* **DATASET EXTRACT**:
---------------

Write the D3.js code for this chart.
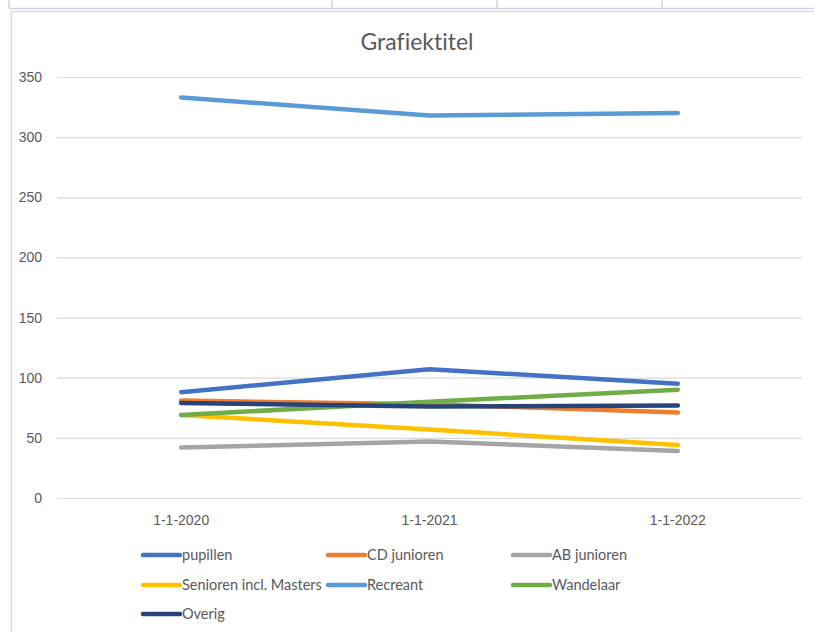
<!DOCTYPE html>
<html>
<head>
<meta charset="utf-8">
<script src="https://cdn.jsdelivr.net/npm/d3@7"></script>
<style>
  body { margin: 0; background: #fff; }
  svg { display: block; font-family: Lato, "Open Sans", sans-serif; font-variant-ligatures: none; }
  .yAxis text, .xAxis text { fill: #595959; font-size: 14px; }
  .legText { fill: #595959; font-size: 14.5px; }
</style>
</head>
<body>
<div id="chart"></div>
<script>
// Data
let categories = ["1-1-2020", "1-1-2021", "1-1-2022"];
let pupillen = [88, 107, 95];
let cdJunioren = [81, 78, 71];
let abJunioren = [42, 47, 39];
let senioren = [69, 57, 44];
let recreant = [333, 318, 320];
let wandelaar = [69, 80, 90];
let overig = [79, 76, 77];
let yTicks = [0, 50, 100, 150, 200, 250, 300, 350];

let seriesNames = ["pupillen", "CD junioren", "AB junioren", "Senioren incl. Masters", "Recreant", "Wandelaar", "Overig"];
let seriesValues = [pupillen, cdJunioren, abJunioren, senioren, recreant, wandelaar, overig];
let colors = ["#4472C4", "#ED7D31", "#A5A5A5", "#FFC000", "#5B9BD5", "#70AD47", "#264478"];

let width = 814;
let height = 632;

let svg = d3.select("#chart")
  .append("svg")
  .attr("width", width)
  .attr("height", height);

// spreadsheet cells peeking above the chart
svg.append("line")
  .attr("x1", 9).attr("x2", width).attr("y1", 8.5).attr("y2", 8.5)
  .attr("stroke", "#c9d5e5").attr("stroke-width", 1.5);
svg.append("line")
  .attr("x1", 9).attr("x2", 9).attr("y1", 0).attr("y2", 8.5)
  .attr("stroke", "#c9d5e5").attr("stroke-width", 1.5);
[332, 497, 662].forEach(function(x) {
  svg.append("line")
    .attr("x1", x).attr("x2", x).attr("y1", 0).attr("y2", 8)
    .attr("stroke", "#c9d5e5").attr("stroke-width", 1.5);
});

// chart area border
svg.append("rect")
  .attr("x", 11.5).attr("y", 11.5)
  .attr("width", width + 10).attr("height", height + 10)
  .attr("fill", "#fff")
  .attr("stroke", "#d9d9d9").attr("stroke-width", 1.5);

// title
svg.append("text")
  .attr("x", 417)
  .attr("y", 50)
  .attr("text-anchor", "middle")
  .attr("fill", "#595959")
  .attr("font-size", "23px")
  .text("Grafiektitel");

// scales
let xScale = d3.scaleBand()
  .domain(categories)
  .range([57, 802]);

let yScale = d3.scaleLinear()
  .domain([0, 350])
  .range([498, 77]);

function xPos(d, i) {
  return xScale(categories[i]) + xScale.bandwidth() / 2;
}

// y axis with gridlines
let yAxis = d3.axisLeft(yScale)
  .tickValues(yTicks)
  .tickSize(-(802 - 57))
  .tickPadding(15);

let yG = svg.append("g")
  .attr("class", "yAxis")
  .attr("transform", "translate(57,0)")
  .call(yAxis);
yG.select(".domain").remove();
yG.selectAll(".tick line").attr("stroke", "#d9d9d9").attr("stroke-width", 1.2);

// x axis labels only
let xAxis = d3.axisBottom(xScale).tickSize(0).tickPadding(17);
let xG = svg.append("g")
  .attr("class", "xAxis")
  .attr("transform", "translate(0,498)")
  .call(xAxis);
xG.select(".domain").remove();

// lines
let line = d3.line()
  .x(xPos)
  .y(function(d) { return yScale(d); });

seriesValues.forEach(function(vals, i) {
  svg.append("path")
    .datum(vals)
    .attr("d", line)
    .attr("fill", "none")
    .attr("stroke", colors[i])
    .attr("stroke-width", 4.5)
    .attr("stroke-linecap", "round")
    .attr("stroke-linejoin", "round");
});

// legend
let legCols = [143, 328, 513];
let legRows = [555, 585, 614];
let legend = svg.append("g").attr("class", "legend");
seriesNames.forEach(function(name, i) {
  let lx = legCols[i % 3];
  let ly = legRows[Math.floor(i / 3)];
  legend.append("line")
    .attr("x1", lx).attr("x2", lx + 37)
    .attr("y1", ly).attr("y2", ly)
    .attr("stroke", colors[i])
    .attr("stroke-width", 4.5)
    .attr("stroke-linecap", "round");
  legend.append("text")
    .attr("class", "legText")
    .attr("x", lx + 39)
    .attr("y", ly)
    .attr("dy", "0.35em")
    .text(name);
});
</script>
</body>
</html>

---------------

* **TASK DETAILS**:
Extract every line of the data exactly; pictures stay out.

* **EXERCISE RESULT**:
Write the D3.js code for this chart.
<!DOCTYPE html>
<html>
<head>
<meta charset="utf-8">
<script src="https://cdn.jsdelivr.net/npm/d3@7"></script>
<style>
  body { margin: 0; background: #fff; }
  svg { display: block; font-family: Lato, "Open Sans", sans-serif; font-variant-ligatures: none; }
  .yAxis text, .xAxis text { fill: #595959; font-size: 14px; }
  .legText { fill: #595959; font-size: 14.5px; }
</style>
</head>
<body>
<div id="chart"></div>
<script>
// Data
let categories = ["1-1-2020", "1-1-2021", "1-1-2022"];
let pupillen = [88, 107, 95];
let cdJunioren = [81, 78, 71];
let abJunioren = [42, 47, 39];
let senioren = [69, 57, 44];
let recreant = [333, 318, 320];
let wandelaar = [69, 80, 90];
let overig = [79, 76, 77];
let yTicks = [0, 50, 100, 150, 200, 250, 300, 350];

let seriesNames = ["pupillen", "CD junioren", "AB junioren", "Senioren incl. Masters", "Recreant", "Wandelaar", "Overig"];
let seriesValues = [pupillen, cdJunioren, abJunioren, senioren, recreant, wandelaar, overig];
let colors = ["#4472C4", "#ED7D31", "#A5A5A5", "#FFC000", "#5B9BD5", "#70AD47", "#264478"];

let width = 814;
let height = 632;

let svg = d3.select("#chart")
  .append("svg")
  .attr("width", width)
  .attr("height", height);

// spreadsheet cells peeking above the chart
svg.append("line")
  .attr("x1", 9).attr("x2", width).attr("y1", 8.5).attr("y2", 8.5)
  .attr("stroke", "#c9d5e5").attr("stroke-width", 1.5);
svg.append("line")
  .attr("x1", 9).attr("x2", 9).attr("y1", 0).attr("y2", 8.5)
  .attr("stroke", "#c9d5e5").attr("stroke-width", 1.5);
[332, 497, 662].forEach(function(x) {
  svg.append("line")
    .attr("x1", x).attr("x2", x).attr("y1", 0).attr("y2", 8)
    .attr("stroke", "#c9d5e5").attr("stroke-width", 1.5);
});

// chart area border
svg.append("rect")
  .attr("x", 11.5).attr("y", 11.5)
  .attr("width", width + 10).attr("height", height + 10)
  .attr("fill", "#fff")
  .attr("stroke", "#d9d9d9").attr("stroke-width", 1.5);

// title
svg.append("text")
  .attr("x", 417)
  .attr("y", 50)
  .attr("text-anchor", "middle")
  .attr("fill", "#595959")
  .attr("font-size", "23px")
  .text("Grafiektitel");

// scales
let xScale = d3.scaleBand()
  .domain(categories)
  .range([57, 802]);

let yScale = d3.scaleLinear()
  .domain([0, 350])
  .range([498, 77]);

function xPos(d, i) {
  return xScale(categories[i]) + xScale.bandwidth() / 2;
}

// y axis with gridlines
let yAxis = d3.axisLeft(yScale)
  .tickValues(yTicks)
  .tickSize(-(802 - 57))
  .tickPadding(15);

let yG = svg.append("g")
  .attr("class", "yAxis")
  .attr("transform", "translate(57,0)")
  .call(yAxis);
yG.select(".domain").remove();
yG.selectAll(".tick line").attr("stroke", "#d9d9d9").attr("stroke-width", 1.2);

// x axis labels only
let xAxis = d3.axisBottom(xScale).tickSize(0).tickPadding(17);
let xG = svg.append("g")
  .attr("class", "xAxis")
  .attr("transform", "translate(0,498)")
  .call(xAxis);
xG.select(".domain").remove();

// lines
let line = d3.line()
  .x(xPos)
  .y(function(d) { return yScale(d); });

seriesValues.forEach(function(vals, i) {
  svg.append("path")
    .datum(vals)
    .attr("d", line)
    .attr("fill", "none")
    .attr("stroke", colors[i])
    .attr("stroke-width", 4.5)
    .attr("stroke-linecap", "round")
    .attr("stroke-linejoin", "round");
});

// legend
let legCols = [143, 328, 513];
let legRows = [555, 585, 614];
let legend = svg.append("g").attr("class", "legend");
seriesNames.forEach(function(name, i) {
  let lx = legCols[i % 3];
  let ly = legRows[Math.floor(i / 3)];
  legend.append("line")
    .attr("x1", lx).attr("x2", lx + 37)
    .attr("y1", ly).attr("y2", ly)
    .attr("stroke", colors[i])
    .attr("stroke-width", 4.5)
    .attr("stroke-linecap", "round");
  legend.append("text")
    .attr("class", "legText")
    .attr("x", lx + 39)
    .attr("y", ly)
    .attr("dy", "0.35em")
    .text(name);
});
</script>
</body>
</html>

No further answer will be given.